I’ve finally found something that the crockpot (slow cooker for those of you offended by the term “crockpot”) excels in.  Excels in!  This is not just a recipe that can be cooked in the crockpot. It’s a recipe that should be cooked in a crockpot.  Yes, a recipe that tastes best cooked in the crockpot!  I found this recipe in “Not Your Mother’s Slow Cooker Cookbook” by Beth Hensperger and Julie Kaufmann (San Joseans!), on page 250.

I have made my fair share of pizza sauces and this is, by far, my favorite.  The flavor is so rich and consistent.  I’m in love!  What’s more, one batch of this recipe makes about 6 cups of pizza sauce.  Use one portion, freeze four!
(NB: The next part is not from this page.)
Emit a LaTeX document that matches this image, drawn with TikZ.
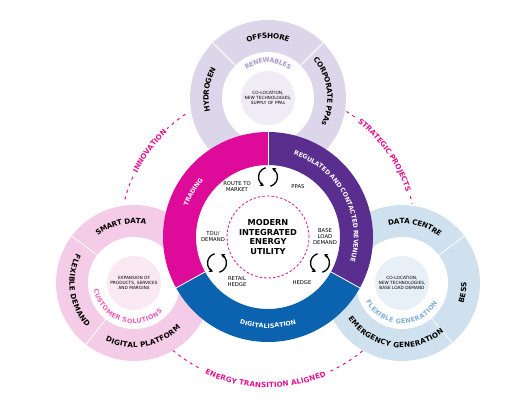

That’s my type of batch cooking.

Crockpot Pizza Sauce

2 12 oz. cans tomato paste
1 16 oz can tomato sauce
3 tablespoons olive oil
2-4 cloves garlic, crushed (to taste)
2 tablespoons dried oregano
1 tablespoon dried basil
1/4 cup minced fresh flat leafed parsley
1 tablespoon sugar
1/4 cup water
3 tablespoons grated Parmesan (or similar) cheese
salt and pepper, to taste

Place everything but the cheese, salt and pepper in the crock pot.  Cover and cook on low for at least 10 hours and no longer than 14 hours.  If at all possible, stir the sauce every few hours.  If you are sleeping, don’t worry about it.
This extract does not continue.